Yangchen C Rinzin 

The migration of people from rural to urban centres is no longer the largest flow of internal migration according to the Rural-Urban Migration and Urbanisation in Bhutan report.

National Statistics Bureau (NSB) report released yesterday stated that rural-to-rural migration has become the largest internal migration flow and migrant flows from urban areas to rural and other urban areas.

More than half (52 percent) of all recent migrants originating in rural areas did not move to an urban centre, but to another rural area and 47,000 people moved from rural to urban areas in the five years preceding the 2017 census. It was also recorded that another 29,000 moved in the other direction, from urban to rural areas in the same period.

Migration is a change of place of usual residence from one area to another and thereby crossing an administrative border according to NSB’s definition. While internal migration in this report refers to the migration between gewogs or towns.

The top reason for migration was related to employment.

Deputy chief statistical officer Pema Namgay said if a sole bread earner was transferred to a different workplace, the dependents migrate too, mostly for public servants. Other reasons for internal migration were education, training and marriage.

“The top three reasons for movement for men are employment, education and transfer. For women, the transfer of husband is the top reason followed by education and employment,” Pema Namgay said, adding 65 households in 13 gewogs and seven tshogpas were interviewed for the report.

The report stated that the government plays an important role in maintaining high levels of migration. “Migration related to education and training is strongly concentrated in the age group 10-24, migration related to employment was mostly among those in age group of 25 and 64, and marriage migration shows a moderate concentration in the age group of 20-34.”

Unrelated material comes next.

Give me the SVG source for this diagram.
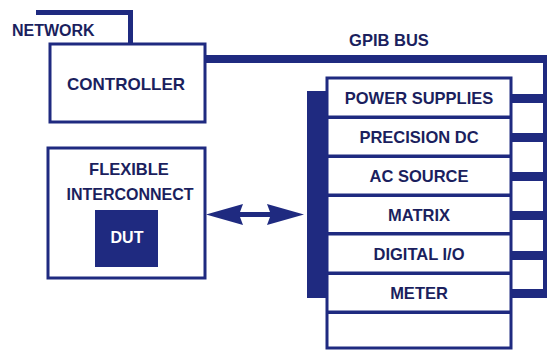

The report has also observed a change in the pattern of internal migration where in the past, rural-to-urban migration made up the largest internal migrant flow, however, this was not the case anymore.

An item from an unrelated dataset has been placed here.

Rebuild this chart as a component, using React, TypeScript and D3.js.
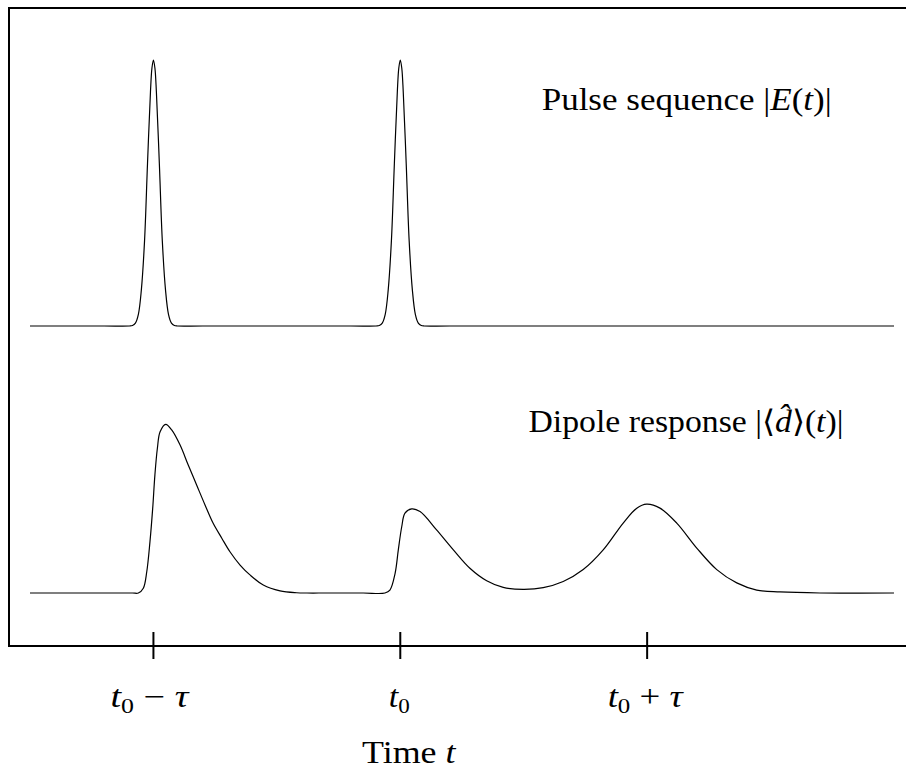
import React from "react";
import * as d3 from "d3";

// Time axis: tau = 1, t0 = 0
const tickValues = [-1, 0, 1];
const tickLabels = [
  { main: "t", sub: "0", rest: " − ", greek: "τ" },
  { main: "t", sub: "0", rest: "", greek: "" },
  { main: "t", sub: "0", rest: " + ", greek: "τ" },
];

// Pulse sequence |E(t)| (two identical short pulses)
const pulseT = [
  -1.5, -1.2, -1.097, -1.085, -1.073, -1.061, -1.049, -1.036, -1.024, -1.012, -1.006, -1.0,
  -0.994, -0.988, -0.976, -0.964, -0.951, -0.939, -0.927, -0.915, -0.903, -0.8,
  -0.2, -0.097, -0.085, -0.073, -0.061, -0.049, -0.036, -0.024, -0.012, -0.006, 0.0,
  0.006, 0.012, 0.024, 0.036, 0.049, 0.061, 0.073, 0.085, 0.097, 0.2, 2.0,
];
const pulseE = [
  0, 0, 0, 0.002, 0.011, 0.044, 0.135, 0.32, 0.61, 0.88, 0.97, 1,
  0.97, 0.88, 0.61, 0.32, 0.135, 0.044, 0.011, 0.002, 0, 0,
  0, 0, 0.002, 0.011, 0.044, 0.135, 0.32, 0.61, 0.88, 0.97, 1,
  0.97, 0.88, 0.61, 0.32, 0.135, 0.044, 0.011, 0.002, 0, 0, 0,
];

// Dipole response |<d>(t)|
const dipoleT = [
  -1.5, -1.2, -1.085, -1.061, -1.041, -1.027, -1.014, -1.003, -0.994, -0.984, -0.973,
  -0.95, -0.926, -0.892, -0.859, -0.825, -0.791, -0.758, -0.723, -0.69, -0.649,
  -0.609, -0.555, -0.487, -0.42, -0.378, -0.3,
  -0.15, -0.062, -0.042, -0.021, -0.008, 0.006, 0.019, 0.046, 0.08, 0.147, 0.215, 0.282,
  0.35, 0.417, 0.498, 0.579, 0.66, 0.741, 0.822, 0.903, 0.958, 0.998, 1.052,
  1.12, 1.201, 1.282, 1.363, 1.444, 1.538, 1.7, 2.0,
];
const dipoleD = [
  0, 0, 0, 0, 0.018, 0.08, 0.193, 0.318, 0.444, 0.544, 0.606,
  0.634, 0.613, 0.556, 0.481, 0.406, 0.331, 0.262, 0.206, 0.155, 0.105,
  0.068, 0.03, 0.008, 0.001, 0, 0,
  0, 0, 0.011, 0.074, 0.162, 0.25, 0.3, 0.316, 0.306, 0.237, 0.162, 0.093,
  0.046, 0.021, 0.014, 0.02, 0.043, 0.088, 0.162, 0.263, 0.319, 0.334, 0.319,
  0.263, 0.169, 0.088, 0.038, 0.011, 0.004, 0, 0,
];

const FONT = "Liberation Serif, serif";

export default function App() {
  const W = 906;
  const H = 773;
  const x = d3.scaleLinear().domain([-1.5, 2.0]).range([30, 894]);
  const yTop = d3.scaleLinear().domain([0, 1]).range([326, 60]);
  const yBot = d3.scaleLinear().domain([0, 1]).range([593, 327]);

  const pulseLine = d3
    .line<number>()
    .x((_, i) => x(pulseT[i]))
    .y((v) => yTop(v))
    .curve(d3.curveCatmullRom.alpha(0.5));
  const dipoleLine = d3
    .line<number>()
    .x((_, i) => x(dipoleT[i]))
    .y((v) => yBot(v))
    .curve(d3.curveCatmullRom.alpha(0.5));

  const axisY = 646;
  const labelOffsets = [-4, -1, -2];
  const labelWidths = [78, 21, 75];

  return (
    <svg
      width={W}
      height={H}
      style={{ position: "absolute", left: 0, top: 0, background: "#fff" }}
    >
      <rect x={0} y={0} width={W} height={H} fill="#fff" />
      {/* frame */}
      <line x1={9} y1={8} x2={906} y2={8} stroke="#000" strokeWidth={2} />
      <line x1={9} y1={7} x2={9} y2={647} stroke="#000" strokeWidth={2} />
      <line x1={8} y1={axisY} x2={906} y2={axisY} stroke="#000" strokeWidth={2} />
      {/* ticks */}
      {tickValues.map((t, i) => (
        <line
          key={"tk" + i}
          x1={x(t)}
          x2={x(t)}
          y1={632}
          y2={659}
          stroke="#000"
          strokeWidth={2}
        />
      ))}
      {/* curves */}
      <path d={pulseLine(pulseE) || ""} fill="none" stroke="#000" strokeWidth={1.2} />
      <path d={dipoleLine(dipoleD) || ""} fill="none" stroke="#000" strokeWidth={1.2} />

      {/* annotations */}
      <text
        x={541.7}
        y={110}
        fontFamily={FONT}
        fontSize={31}
        textLength={290}
        lengthAdjust="spacingAndGlyphs"
      >
        Pulse sequence |<tspan fontStyle="italic">E</tspan>(<tspan fontStyle="italic">t</tspan>)|
      </text>
      <text
        x={528.5}
        y={432}
        fontFamily={FONT}
        fontSize={31}
        textLength={315}
        lengthAdjust="spacingAndGlyphs"
      >
        Dipole response |⟨<tspan fontStyle="italic">d̂</tspan>⟩(<tspan fontStyle="italic">t</tspan>)|
      </text>

      {/* tick labels */}
      {tickLabels.map((lb, i) => (
        <text
          key={"lb" + i}
          x={x(tickValues[i]) + labelOffsets[i]}
          y={707}
          fontFamily={FONT}
          fontSize={31}
          textAnchor="middle"
          textLength={labelWidths[i]}
          lengthAdjust="spacingAndGlyphs"
        >
          <tspan fontStyle="italic">{lb.main}</tspan>
          <tspan fontSize={21} dy={6}>
            {lb.sub}
          </tspan>
          {lb.rest ? (
            <tspan dy={-6}>
              {lb.rest}
              <tspan fontStyle="italic">{lb.greek}</tspan>
            </tspan>
          ) : null}
        </text>
      ))}

      {/* axis title */}
      <text
        x={362}
        y={763}
        fontFamily={FONT}
        fontSize={31}
        textLength={93.5}
        lengthAdjust="spacingAndGlyphs"
      >
        Time <tspan fontStyle="italic">t</tspan>
      </text>
    </svg>
  );
}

In the last five years before the 2017 census, more migrants moved between rural areas and increasing numbers were moving between urban areas. “The slowing down of net rural-to-urban migration has led to the urbanisation rates that have decreased since 2005 census.”

The report recommended the government deal with negative effects of rural depopulation, improve the urban sector to address unemployment in the urban, and improve statistics and administrative information.

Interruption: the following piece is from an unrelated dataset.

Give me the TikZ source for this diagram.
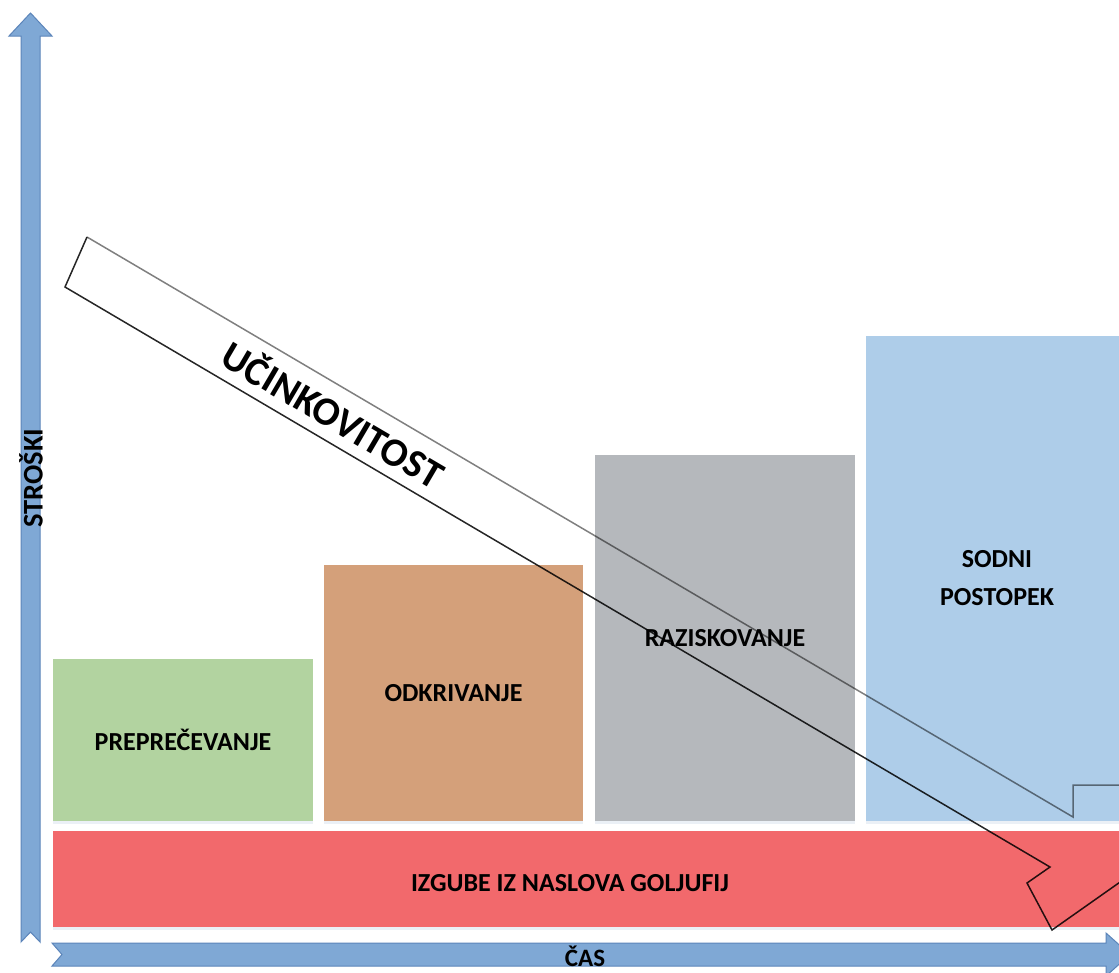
\documentclass[tikz,border=0pt]{standalone}
\usepackage{fontspec}
\setmainfont{Carlito}
\usetikzlibrary{shadows}
\definecolor{prevgreen}{RGB}{178,211,160}
\definecolor{detorange}{RGB}{212,160,122}
\definecolor{invgray}{RGB}{181,184,188}
\definecolor{courtblue}{RGB}{174,205,233}
\definecolor{lossred}{RGB}{242,105,108}
\definecolor{axisfill}{RGB}{127,168,213}
\definecolor{axisline}{RGB}{92,133,186}
\begin{document}
\begin{tikzpicture}[x=1pt,y=-1pt,
  lbl/.style={font=\bfseries\fontsize{26}{38}\selectfont, align=center, inner sep=0pt},
  stage/.style={lbl, anchor=north west, outer sep=0pt,
    drop shadow={shadow xshift=0pt, shadow yshift=-3pt, opacity=0.12, fill=axisline}},
  axis/.style={fill=axisfill, draw=axisline, line width=1pt, line join=miter},
  rim/.style={line width=1.5pt, line join=miter}]
\clip (0,0) rectangle (1119,972);
\fill[white] (0,0) rectangle (1119,972);

% cost axis (vertical)
\draw[axis] (21,942) -- (21,36) -- (9,36) -- (30.5,13) -- (52,36) -- (40,36)
  -- (40,942) -- (30.5,932) -- cycle;
\node[lbl, font=\bfseries\fontsize{28.5}{30}\selectfont, rotate=90] (costs) at (31,478) {STROŠKI};

% time axis (horizontal)
\draw[axis] (52,943) -- (1106,943) -- (1106,933) -- (1130,954.5) -- (1106,976)
  -- (1106,966) -- (52,966) -- (62,954.5) -- cycle;
\node[lbl, font=\bfseries\fontsize{25}{30}\selectfont] (time) at (585,956) {ČAS};

% stages
\node[stage, fill=prevgreen, minimum width=260, minimum height=162] (prev) at (53,659) {PREPREČEVANJE};
\node[stage, fill=detorange, minimum width=259, minimum height=256] (det) at (324,565) {ODKRIVANJE};
\node[stage, fill=invgray, minimum width=260, minimum height=366] (inv) at (595,455) {RAZISKOVANJE};
\node[stage, fill=courtblue, minimum width=262, minimum height=485] (court) at (866,336) {SODNI\\POSTOPEK};

% losses bar
\node[stage, fill=lossred, minimum width=1090, minimum height=96] (loss) at (53,831) {};
\node[lbl] (losstext) at (570,883) {IZGUBE IZ NASLOVA GOLJUFIJ};

% efficiency ribbon arrow (outline only)
\coordinate (s1) at (87,237);
\coordinate (s2) at (65,287);
\coordinate (u1) at (1073,817);
\coordinate (u2) at (1073,785);
\coordinate (u3) at (1140,785);
\coordinate (l1) at (1050,867);
\coordinate (l2) at (1027,883);
\coordinate (l3) at (1052,930);
\coordinate (l4) at (1140,868);
\draw[rim, draw=black, draw opacity=0.5] (s1) -- (u1) -- (u2) -- (u3);
\draw[rim, draw=black, draw opacity=0.85] (s1) -- (s2) -- (l1) -- (l2) -- (l3) -- (l4);
\node[lbl, font=\bfseries\fontsize{40}{44}\selectfont, rotate=-30.46] (eff) at (334,413) {UČINKOVITOST};
\end{tikzpicture}
\end{document}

“Government must implement effective policies to facilitate the creation of productive employment in the urban sector, particularly for young entrants to the labour market,” the report stated. “Town planning capacity should be sufficiently developed and implemented to avoid environmental degradation and inadequate infrastructure.”

The findings of the report also recommended re-allocation of government services from the capital and development of secondary and smaller towns, which would reduce pressure on land and services in the capital.

“The government should replace the current administrative population registration with a population register.”